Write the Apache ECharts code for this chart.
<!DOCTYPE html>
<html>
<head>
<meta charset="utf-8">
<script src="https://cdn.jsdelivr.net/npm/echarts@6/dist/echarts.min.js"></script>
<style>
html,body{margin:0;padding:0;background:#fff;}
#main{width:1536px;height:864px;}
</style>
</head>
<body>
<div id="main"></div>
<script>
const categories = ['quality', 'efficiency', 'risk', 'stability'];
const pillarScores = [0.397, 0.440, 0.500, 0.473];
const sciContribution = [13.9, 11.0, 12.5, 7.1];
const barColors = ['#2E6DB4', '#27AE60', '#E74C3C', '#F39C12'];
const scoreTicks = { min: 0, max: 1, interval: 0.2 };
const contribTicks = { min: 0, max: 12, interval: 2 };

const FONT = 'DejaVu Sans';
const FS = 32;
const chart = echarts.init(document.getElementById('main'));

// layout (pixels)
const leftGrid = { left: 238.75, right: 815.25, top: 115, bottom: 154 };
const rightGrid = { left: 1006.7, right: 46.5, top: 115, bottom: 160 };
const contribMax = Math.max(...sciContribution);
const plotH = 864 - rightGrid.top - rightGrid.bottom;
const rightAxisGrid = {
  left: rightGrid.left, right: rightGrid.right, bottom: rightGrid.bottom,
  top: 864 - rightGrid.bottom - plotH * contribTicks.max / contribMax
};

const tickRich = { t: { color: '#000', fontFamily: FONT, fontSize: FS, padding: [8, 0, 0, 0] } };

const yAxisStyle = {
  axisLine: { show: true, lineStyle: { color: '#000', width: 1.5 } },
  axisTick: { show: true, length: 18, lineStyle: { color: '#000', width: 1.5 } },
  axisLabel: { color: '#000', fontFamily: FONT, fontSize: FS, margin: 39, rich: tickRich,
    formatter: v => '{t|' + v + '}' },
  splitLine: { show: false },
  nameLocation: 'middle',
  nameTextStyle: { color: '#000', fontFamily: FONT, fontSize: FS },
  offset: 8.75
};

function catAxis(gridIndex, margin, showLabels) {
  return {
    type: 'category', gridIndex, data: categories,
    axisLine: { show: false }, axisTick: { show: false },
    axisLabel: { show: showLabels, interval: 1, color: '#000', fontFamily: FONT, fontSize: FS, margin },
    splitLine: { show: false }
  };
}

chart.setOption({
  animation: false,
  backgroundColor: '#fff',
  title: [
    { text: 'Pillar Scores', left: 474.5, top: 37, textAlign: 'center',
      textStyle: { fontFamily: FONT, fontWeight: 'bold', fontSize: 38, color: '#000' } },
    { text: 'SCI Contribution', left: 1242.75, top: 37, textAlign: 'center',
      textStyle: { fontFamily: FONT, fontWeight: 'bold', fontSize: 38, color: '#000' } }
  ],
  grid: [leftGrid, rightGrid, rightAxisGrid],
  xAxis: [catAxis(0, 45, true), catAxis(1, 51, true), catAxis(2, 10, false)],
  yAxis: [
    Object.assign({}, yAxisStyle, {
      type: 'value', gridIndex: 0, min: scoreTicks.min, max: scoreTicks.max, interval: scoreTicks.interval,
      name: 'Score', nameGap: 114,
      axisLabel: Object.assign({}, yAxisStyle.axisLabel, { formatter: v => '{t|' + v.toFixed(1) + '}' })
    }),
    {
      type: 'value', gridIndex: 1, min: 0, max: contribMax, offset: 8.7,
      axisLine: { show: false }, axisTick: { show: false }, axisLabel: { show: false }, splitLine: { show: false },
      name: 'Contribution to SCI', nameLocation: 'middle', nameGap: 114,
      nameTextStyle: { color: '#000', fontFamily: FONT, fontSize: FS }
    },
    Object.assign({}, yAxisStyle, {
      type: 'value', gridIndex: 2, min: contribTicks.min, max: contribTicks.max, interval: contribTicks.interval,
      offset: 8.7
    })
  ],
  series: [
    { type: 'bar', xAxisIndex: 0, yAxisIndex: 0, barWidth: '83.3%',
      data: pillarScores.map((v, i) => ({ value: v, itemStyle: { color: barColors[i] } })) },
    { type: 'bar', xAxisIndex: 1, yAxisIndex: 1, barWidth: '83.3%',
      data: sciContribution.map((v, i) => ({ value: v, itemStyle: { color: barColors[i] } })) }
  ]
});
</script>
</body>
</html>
=======
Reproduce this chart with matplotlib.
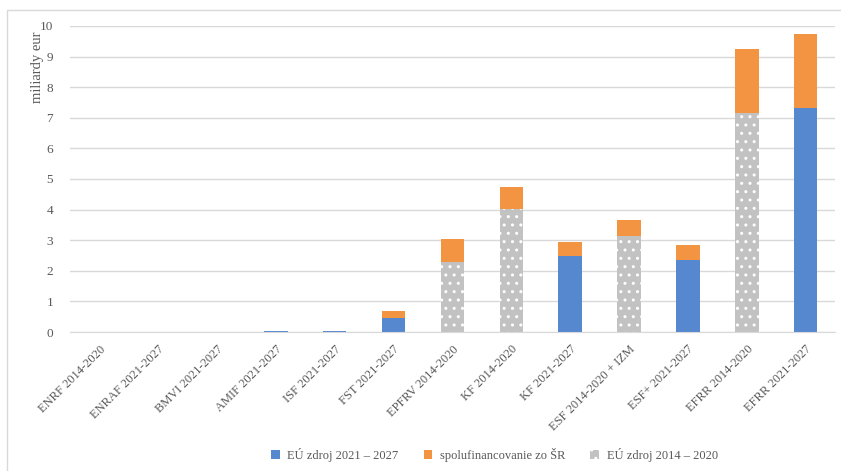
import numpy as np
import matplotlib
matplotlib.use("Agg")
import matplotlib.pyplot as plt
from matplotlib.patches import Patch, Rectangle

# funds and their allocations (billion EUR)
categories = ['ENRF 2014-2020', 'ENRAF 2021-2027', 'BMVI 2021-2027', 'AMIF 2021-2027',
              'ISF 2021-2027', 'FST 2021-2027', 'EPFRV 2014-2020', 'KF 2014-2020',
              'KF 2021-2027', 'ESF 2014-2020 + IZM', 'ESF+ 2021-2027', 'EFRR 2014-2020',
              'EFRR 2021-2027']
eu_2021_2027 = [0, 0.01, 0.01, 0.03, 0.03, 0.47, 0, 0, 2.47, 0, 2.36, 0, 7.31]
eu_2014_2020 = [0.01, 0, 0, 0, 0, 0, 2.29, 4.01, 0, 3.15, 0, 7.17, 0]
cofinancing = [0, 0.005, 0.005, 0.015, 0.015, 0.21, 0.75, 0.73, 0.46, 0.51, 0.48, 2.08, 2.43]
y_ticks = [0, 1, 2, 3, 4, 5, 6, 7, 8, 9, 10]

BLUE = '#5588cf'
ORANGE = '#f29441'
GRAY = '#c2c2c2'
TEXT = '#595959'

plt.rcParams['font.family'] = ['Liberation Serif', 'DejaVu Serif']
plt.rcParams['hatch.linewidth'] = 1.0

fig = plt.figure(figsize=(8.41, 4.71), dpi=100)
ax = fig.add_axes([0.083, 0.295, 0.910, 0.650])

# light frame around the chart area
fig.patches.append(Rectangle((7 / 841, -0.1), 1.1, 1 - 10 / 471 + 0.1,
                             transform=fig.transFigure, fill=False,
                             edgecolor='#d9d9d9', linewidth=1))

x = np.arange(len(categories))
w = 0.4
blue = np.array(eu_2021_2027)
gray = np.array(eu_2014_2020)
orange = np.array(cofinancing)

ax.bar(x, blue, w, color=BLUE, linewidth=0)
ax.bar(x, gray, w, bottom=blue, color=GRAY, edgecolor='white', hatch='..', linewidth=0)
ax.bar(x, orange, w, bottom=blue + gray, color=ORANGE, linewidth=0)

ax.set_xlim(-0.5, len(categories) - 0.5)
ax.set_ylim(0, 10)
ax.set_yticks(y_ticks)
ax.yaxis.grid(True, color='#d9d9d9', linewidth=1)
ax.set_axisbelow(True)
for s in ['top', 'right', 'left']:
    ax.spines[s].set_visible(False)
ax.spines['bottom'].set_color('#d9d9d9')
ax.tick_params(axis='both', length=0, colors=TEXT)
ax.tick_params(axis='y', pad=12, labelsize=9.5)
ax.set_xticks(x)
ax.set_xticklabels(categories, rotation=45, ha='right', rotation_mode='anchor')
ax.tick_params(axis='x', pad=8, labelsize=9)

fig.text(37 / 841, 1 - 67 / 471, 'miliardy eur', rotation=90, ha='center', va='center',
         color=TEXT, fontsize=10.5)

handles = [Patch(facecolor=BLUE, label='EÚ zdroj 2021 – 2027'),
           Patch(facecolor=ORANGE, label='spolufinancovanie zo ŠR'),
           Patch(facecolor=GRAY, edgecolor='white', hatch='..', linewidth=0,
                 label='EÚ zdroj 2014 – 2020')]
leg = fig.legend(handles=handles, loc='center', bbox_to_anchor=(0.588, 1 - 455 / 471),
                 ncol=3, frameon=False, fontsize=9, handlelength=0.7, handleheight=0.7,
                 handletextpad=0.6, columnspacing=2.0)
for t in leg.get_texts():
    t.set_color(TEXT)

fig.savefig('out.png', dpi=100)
=======
* [Problem statement]:
Nothing but the lines from the one containing "Reproduce this chart with matplotlib." through the one containing "ax = fig.add_axes([0.083, 0.295, 0.910, 0.650])" should be written out, exactly and with both ends. Pictures are left out.

* [Reply]:
Reproduce this chart with matplotlib.
import numpy as np
import matplotlib
matplotlib.use("Agg")
import matplotlib.pyplot as plt
from matplotlib.patches import Patch, Rectangle

# funds and their allocations (billion EUR)
categories = ['ENRF 2014-2020', 'ENRAF 2021-2027', 'BMVI 2021-2027', 'AMIF 2021-2027',
              'ISF 2021-2027', 'FST 2021-2027', 'EPFRV 2014-2020', 'KF 2014-2020',
              'KF 2021-2027', 'ESF 2014-2020 + IZM', 'ESF+ 2021-2027', 'EFRR 2014-2020',
              'EFRR 2021-2027']
eu_2021_2027 = [0, 0.01, 0.01, 0.03, 0.03, 0.47, 0, 0, 2.47, 0, 2.36, 0, 7.31]
eu_2014_2020 = [0.01, 0, 0, 0, 0, 0, 2.29, 4.01, 0, 3.15, 0, 7.17, 0]
cofinancing = [0, 0.005, 0.005, 0.015, 0.015, 0.21, 0.75, 0.73, 0.46, 0.51, 0.48, 2.08, 2.43]
y_ticks = [0, 1, 2, 3, 4, 5, 6, 7, 8, 9, 10]

BLUE = '#5588cf'
ORANGE = '#f29441'
GRAY = '#c2c2c2'
TEXT = '#595959'

plt.rcParams['font.family'] = ['Liberation Serif', 'DejaVu Serif']
plt.rcParams['hatch.linewidth'] = 1.0

fig = plt.figure(figsize=(8.41, 4.71), dpi=100)
ax = fig.add_axes([0.083, 0.295, 0.910, 0.650])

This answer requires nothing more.